The most recent fine was, to my way of thinking, the most dastardly of them all, because the cop was concealed like this :–

He was shielded by thick vegetation on a median strip, such that traffic heading north along the highway could not see him at all though he was clearly visible to traffic heading south. He was aiming the “gun” at the rear of vehicles heading north, as they passed by his hiding spot.  So, yes, I guess I’ve always been wrong about cops not being allowed to hide from us.

While I will always accept the evidence that I broke the law, I will never accept that the fine had any immediate, positive or negative effect on my driving, or the safety of other road users. The fact remains that, by the time I received the fine, I had still not been involved in any sort of collision and, therefore, nobody had died or been injured by me. So where is road safety in all of this?


(c)    The Case for Road Safety

The case for “road safety” might be enhanced if the Police had a more prominent presence on the road and pulled over motorists who had broken the law.  It might then be argued that the involvement of the Police in stopping the motorist had physically prevented a collision later on. Of course, if the offending motorist was to subsequently be involved in a collision, the argument point would be moot!

I’m sure that every driver has seen systems such as this, used to detect those who exceed a speed limit, or run through a red light :–

People who run a red light are, without doubt, at greater risk of causing a collision that might well involve collateral damage to property as well as damage to other vehicles, as well as death for one or more people. I’ve seen people inadvertently run a red light because they saw the green light at the NEXT intersection before seeing the red light at THIS intersection. I’ve seen the red light camera flash repeatedly for a vehicle that had stopped over the line because the light turned yellow and red before the vehicle to make a turn.
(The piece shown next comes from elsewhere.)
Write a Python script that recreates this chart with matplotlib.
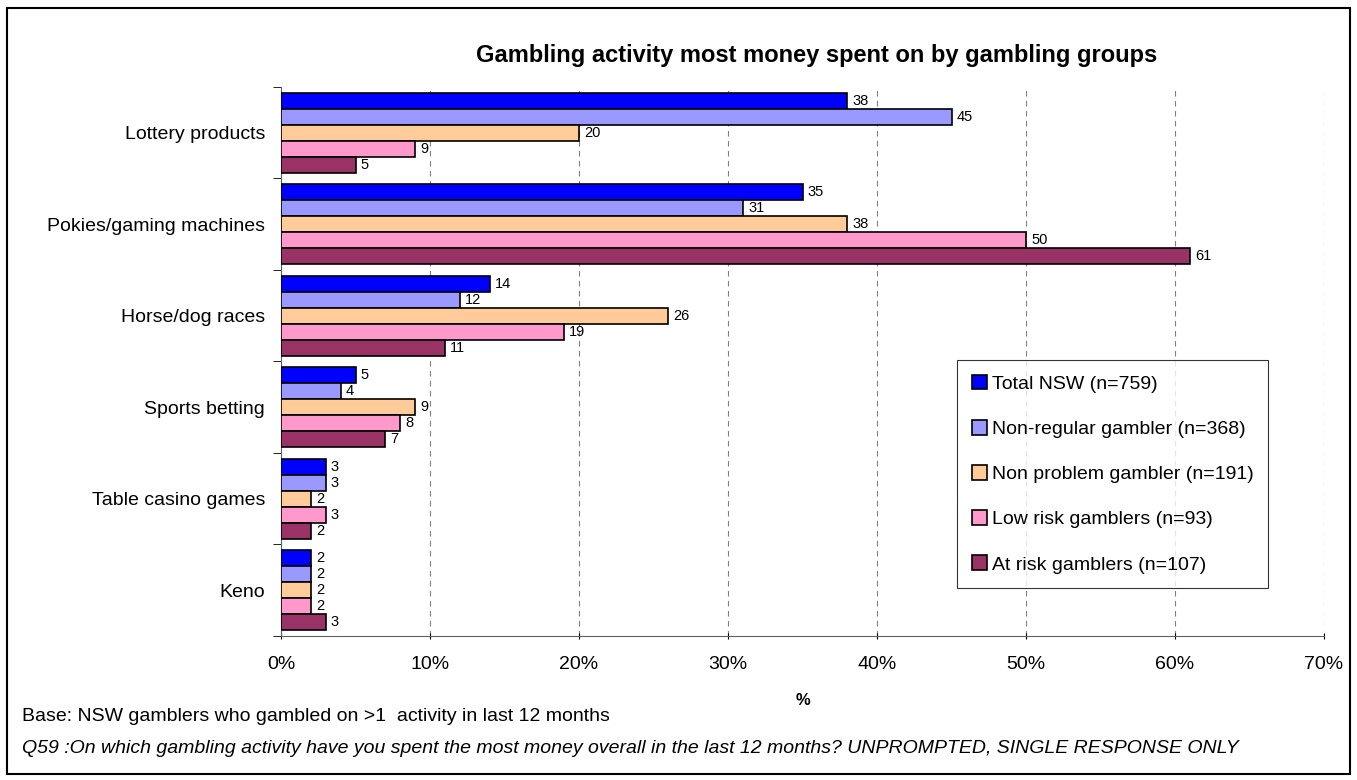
import numpy as np
import matplotlib.pyplot as plt
from matplotlib.patches import Rectangle

plt.rcParams['font.family'] = ['Liberation Sans', 'DejaVu Sans']

categories = ['Lottery products', 'Pokies/gaming machines', 'Horse/dog races',
              'Sports betting', 'Table casino games', 'Keno']
series_names = ['Total NSW (n=759)', 'Non-regular gambler (n=368)',
                'Non problem gambler (n=191)', 'Low risk gamblers (n=93)',
                'At risk gamblers (n=107)']
total_nsw = [38, 35, 14, 5, 3, 2]
non_regular = [45, 31, 12, 4, 3, 2]
non_problem = [20, 38, 26, 9, 2, 2]
low_risk = [9, 50, 19, 8, 3, 2]
at_risk = [5, 61, 11, 7, 2, 3]
colors = ['#0000FF', '#9999FF', '#FFCC99', '#FF99CC', '#993366']

series = [total_nsw, non_regular, non_problem, low_risk, at_risk]

fig = plt.figure(figsize=(13.57, 7.80), dpi=100)
ax = fig.add_axes([0.2071, 0.1846, 0.7686, 0.704])

n_cat = len(categories)
bar_h = 0.175
ypos = np.arange(n_cat)
for i, (vals, col, name) in enumerate(zip(series, colors, series_names)):
    y = ypos - 2 * bar_h + i * bar_h
    ax.barh(y, vals, height=bar_h, color=col, edgecolor='black',
            linewidth=1.2, label=name, zorder=3)
    for yy, v in zip(y, vals):
        ax.text(v + 0.35, yy, str(v), va='center', ha='left', fontsize=10.5, zorder=4)

ax.set_ylim(n_cat - 0.5, -0.5)
ax.set_xlim(0, 70)
ax.set_yticks(ypos)
ax.set_yticklabels(categories, fontsize=14)
ax.set_yticks(np.arange(-0.5, n_cat, 1), minor=True)
ax.tick_params(axis='y', which='major', length=0, pad=11.5)
ax.tick_params(axis='y', which='minor', length=6, direction='out')
ax.set_xticks(np.arange(0, 71, 10))
ax.set_xticklabels([f'{t}%' for t in range(0, 71, 10)], fontsize=14)
ax.tick_params(axis='x', length=5, direction='inout', pad=12)
ax.xaxis.grid(True, linestyle=(0, (5, 4)), color='#808080', linewidth=0.8, zorder=0)
for s in ['top', 'right']:
    ax.spines[s].set_visible(False)
ax.spines['left'].set_color('#606060')
ax.spines['bottom'].set_color('#606060')
ax.set_xlabel('%', fontsize=12, fontweight='bold', labelpad=14)

fig.text(0.602, 0.929, 'Gambling activity most money spent on by gambling groups',
         ha='center', va='center', fontsize=17, fontweight='bold')

# legend box sits inside the plot area, lower right
leg = fig.legend(loc='upper left', bbox_to_anchor=(0.7052, 0.5385),
                 frameon=True, fancybox=False, edgecolor='black', fontsize=14,
                 handlelength=0.8, handleheight=0.8, handletextpad=0.25,
                 labelspacing=1.39, borderpad=0.75, borderaxespad=0)
leg.get_frame().set_linewidth(0.8)

fig.text(0.016, 0.081, 'Base: NSW gamblers who gambled on >1  activity in last 12 months',
         fontsize=14, va='center')
fig.text(0.016, 0.041, 'Q59 :On which gambling activity have you spent the most money overall '
         'in the last 12 months? UNPROMPTED, SINGLE RESPONSE ONLY',
         fontsize=14, va='center', style='italic')

fig.patches.append(Rectangle((0.005, 0.008), 0.99, 0.982, transform=fig.transFigure,
                             fill=False, edgecolor='black', linewidth=1.5))

fig.savefig('out.png', dpi=100)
Thus, there can be as many reasons why a red light camera does not contribute to road safety – most especially in cases where 2 or more intersections ahead are controlled by traffic lights that operate on different phases to each other. This is a problem which remains unaddressed so can we also say that the State and local level governments are also contributing hazards to road safety?

The next system is widely known as “flash for cash”. A vehicle by the roadside, unattended, with signs front and back – albeit not especially conspicuous in size, colour or position. The camera flashes and the government gains extra revenue without having to refer to it as a TAX.

So I must ask again, where is the case for road safety when the only offence is a speed that exceeds a nominal limit? Have you seen a sign similar to this one :–

Is this really the way to improve road safety, or are we just paying an undeclared tax for breaking a law? I think the two are very different, without any evidence of the offending driver being involved in a collision due to his/her use of a speed in excess of a nominal limit.

Is it the case that the cameras are really a very high tech way to improve safety, or have the cops finally learned all the lessons that Ned Kelly could teach them?
Alternatively, could these cameras possibly be a tax by another name? A way to keep greedily grabbing money from hard working slobs by those who don't actually have to perform any real work inside a government bureaucracy?